Молчание затянулось. Больше всего Геббельс боялся, как бы в Лондоне не додумались до «самой собой напрашивающейся махинации»: делать заявления от имени Гесса. Его страхи оказались небеспочвенными. 15 мая в дневнике Геббельса появятся полные паники строки: «Теперь я уже несколько отстраненно читаю ужасные сообщения из Лондона. Эту чудовищную смесь лжи, скандалов и правды. Беднягу Гесса используют там таким образом, что это не поддается описанию. Его детская наивность наносит нам такой ущерб, который даже трудно себе представить.
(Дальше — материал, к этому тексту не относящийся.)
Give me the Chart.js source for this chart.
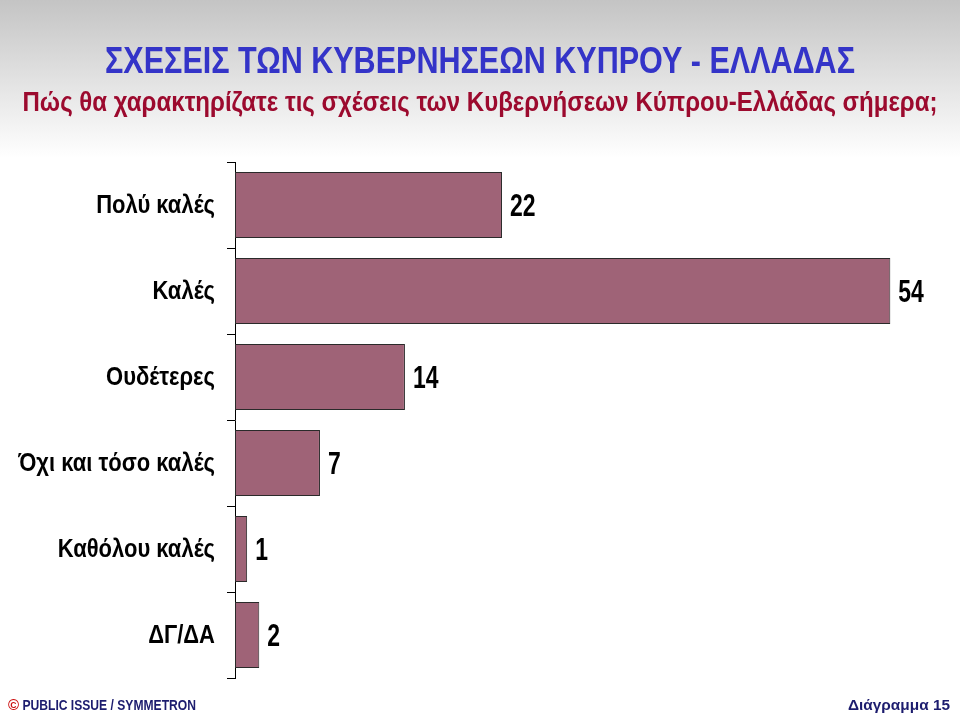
<!DOCTYPE html>
<html>
<head>
<meta charset="utf-8">
<script src="https://cdn.jsdelivr.net/npm/chart.js@4.4.1/dist/chart.umd.min.js"></script>
<style>
  html, body { margin: 0; padding: 0; background: #fff; }
  canvas { display: block; }
</style>
</head>
<body>
<canvas id="chart" width="960" height="715"></canvas>
<script>
const FONT = "'Liberation Sans', Arial, sans-serif";

const categories = ['Πολύ καλές', 'Καλές', 'Ουδέτερες', 'Όχι και τόσο καλές', 'Καθόλου καλές', 'ΔΓ/ΔΑ'];
const values = [22, 54, 14, 7, 1, 2];

const titleText = 'ΣΧΕΣΕΙΣ ΤΩΝ ΚΥΒΕΡΝΗΣΕΩΝ ΚΥΠΡΟΥ - ΕΛΛΑΔΑΣ';
const subtitleText = 'Πώς θα χαρακτηρίζατε τις σχέσεις των Κυβερνήσεων Κύπρου-Ελλάδας σήμερα;';
const sourceText = ' PUBLIC ISSUE / SYMMETRON';
const pageText = 'Διάγραμμα 15';

// no narrow font installed, so squeeze text horizontally
function narrowText(ctx, text, x, y, font, color, sx, align) {
  ctx.save();
  ctx.font = font;
  ctx.fillStyle = color;
  ctx.textBaseline = 'middle';
  ctx.textAlign = align || 'left';
  ctx.translate(x, y);
  ctx.scale(sx, 1);
  ctx.fillText(text, 0, 0);
  ctx.restore();
}

function fitText(ctx, text, x, y, font, color, targetW, align) {
  ctx.save();
  ctx.font = font;
  const sx = targetW / ctx.measureText(text).width;
  ctx.restore();
  narrowText(ctx, text, x, y, font, color, sx, align);
}

const pagePlugin = {
  id: 'page',
  beforeDraw(chart) {
    const ctx = chart.ctx;
    const g = ctx.createLinearGradient(0, 0, 0, 158);
    g.addColorStop(0, '#c4c4c4');
    g.addColorStop(1, '#ffffff');
    ctx.save();
    ctx.fillStyle = '#ffffff';
    ctx.fillRect(0, 0, chart.width, chart.height);
    ctx.fillStyle = g;
    ctx.fillRect(0, 0, chart.width, 158);
    ctx.restore();

    fitText(ctx, titleText, 480, 63, 'bold 36px ' + FONT, '#3434c8', 750, 'center');
    fitText(ctx, subtitleText, 480, 103, 'bold 28px ' + FONT, '#9c0a2e', 915, 'center');

    // footer
    ctx.save();
    ctx.font = 'bold 15px ' + FONT;
    const cw = ctx.measureText('©').width;
    ctx.restore();
    narrowText(ctx, '©', 8, 706, 'bold 15px ' + FONT, '#cc1010', 1, 'left');
    fitText(ctx, sourceText, 8 + cw, 706, 'bold 15px ' + FONT, '#1c1c6e', 188 - cw, 'left');
    fitText(ctx, pageText, 950, 706, 'bold 15px ' + FONT, '#1c1c6e', 102, 'right');
  },
  afterDraw(chart) {
    // category labels, right aligned left of the tick marks
    const y = chart.scales.y;
    categories.forEach((c, i) => {
      narrowText(chart.ctx, c, 215, y.getPixelForTick(i) + 1, 'bold 25px ' + FONT, '#000', 0.88, 'right');
    });
  },
  afterDatasetsDraw(chart) {
    const meta = chart.getDatasetMeta(0);
    meta.data.forEach((bar, i) => {
      narrowText(chart.ctx, String(values[i]), bar.x + 8, bar.y + 2, 'bold 31px ' + FONT, '#000', 0.74, 'left');
    });
  }
};

new Chart(document.getElementById('chart'), {
  type: 'bar',
  data: {
    labels: categories,
    datasets: [{
      data: values,
      backgroundColor: '#9f6377',
      borderColor: '#2a2a2a',
      borderWidth: 1,
      borderSkipped: false,
      categoryPercentage: 1,
      barPercentage: 0.77
    }]
  },
  options: {
    indexAxis: 'y',
    responsive: false,
    animation: false,
    devicePixelRatio: 1,
    layout: { padding: { top: 162, bottom: 37, left: 0, right: 9 } },
    plugins: {
      legend: { display: false },
      title: { display: false },
      tooltip: { enabled: false }
    },
    scales: {
      x: {
        display: false,
        min: 0,
        max: 59
      },
      y: {
        afterFit(scale) { scale.width = 235; },
        border: { display: true, color: '#000', width: 1 },
        grid: {
          offset: true,
          drawOnChartArea: false,
          drawTicks: true,
          tickLength: 8,
          color: '#000',
          lineWidth: 1
        },
        ticks: { display: false }
      }
    }
  },
  plugins: [pagePlugin]
});
</script>
</body>
</html>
Постепенно англичане наконец догадались, что от его имени можно фабриковать самую невероятную ложь. Он, конечно, мог бы заранее об этом подумать, но теперь он совершенно беззащитен. Большую часть всего этого он никогда не узнает. Настоящая трагедия. Я постоянно работаю над опровержениями, но если это будет продолжаться, то мы будем вынуждены заговорить». 16 мая Черчилль сообщает в палате общин об инциденте с Гессом. Его называют убийцей и умалишенным. Тоже, конечно, не сахар, но больше всего Геббельс страшился, что заявления якобы от имени Гесса «поставят на поток»: «Это была бы для нас единственная, но страшная опасность. Я дрожу от страха, что это может случиться. Но, кажется, ангел–хранитель снова оберегает нас. Мы имеем дело с отпетыми дилетантами… Слухи начинают затихать. Повсюду царит состояние отрезвления. Я запретил транслировать сообщения, предназначенные для распространения в стране, а для зарубежья сообщаем одни лишь факты. Эта тактика оказалась правильной». 17 мая министр пропаганды понимает, что гроза, кажется, пронеслась: «Вчера: инцидент с Гессом затихает. У Лондона и Вашингтона другие заботы. Что сделал бы я из этой истории! Но руководящий слой Англии, право, созрел для своего свержения». 19 мая Геббельс уже прямо заявляет, что политика замалчивания дала свои плоды: «Мировое общественное мнение едино в том, что пропагандистскую кампанию вокруг Гесса выиграли мы. Я в этом никогда не сомневался, но что все пойдет так быстро, и не предполагал»[223].